Donald Trump

Refunds Offered to Viral #GoFundTheWall Contributors As Language Changed Midcampaign

Those donors will also be offered a way to refuse the refund and instead have it routed to a new charity set up by Kolfage

The GoFundMe fundraiser that promised to help privately fund President Donald Trump's plan for a wall spanning the length of the U.S.-Mexico border surpassed $20 million dollars in donations this week. But the man behind it — Brian Kolfage, a rising conservative media star — may have had another goal.

Through his border-wall campaign, he claims to have gathered 3.5 million email addresses, which are essential to his broader operation — a wide-ranging and multipronged effort to collect a list of Trump supporters who have proven to be sources of donations for conservative efforts, former employees told NBC News.

According to former employees and public records including website archives, Nevada business registrations and property records, Kolfage has repeatedly created GoFundMe campaigns and published inflammatory fake news articles, pushing them both from websites that he sought to hide behind shell companies and false identities, in part to harvest email addresses. Those addresses were then used to push people back to Kolfage’s websites, to sell a brand of coffee he owns, or to be stockpiled for future use by conservative campaigns.

Kolfage, a triple-amputee Air Force veteran, had mostly worked behind the scenes of this operation until the viral GoFundMe campaign made national headlines.

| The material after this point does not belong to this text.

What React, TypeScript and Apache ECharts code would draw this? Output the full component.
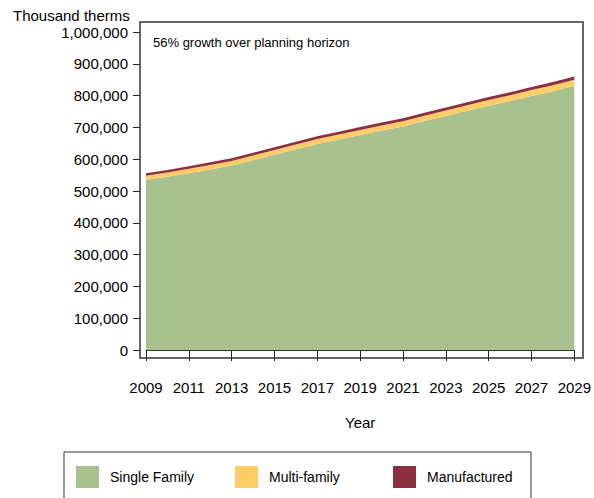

Six days after the campaign was launched, it was edited to include a new call: "AFTER DONATING, SIGN OUR PETITION WE NEED 100 million signatures.” The text repeats four times at the top of the page before any description about the fundraiser itself.

A spokesperson for GoFundMe told NBC News that all donors would be refunded because Kolfage had changed the language midcampaign, erasing an earlier pledge to “refund every single penny” if the goal of $1 billion was not met. Those donors will also be offered a way to refuse the refund and instead have it routed to a new charity set up by Kolfage, the spokesperson said.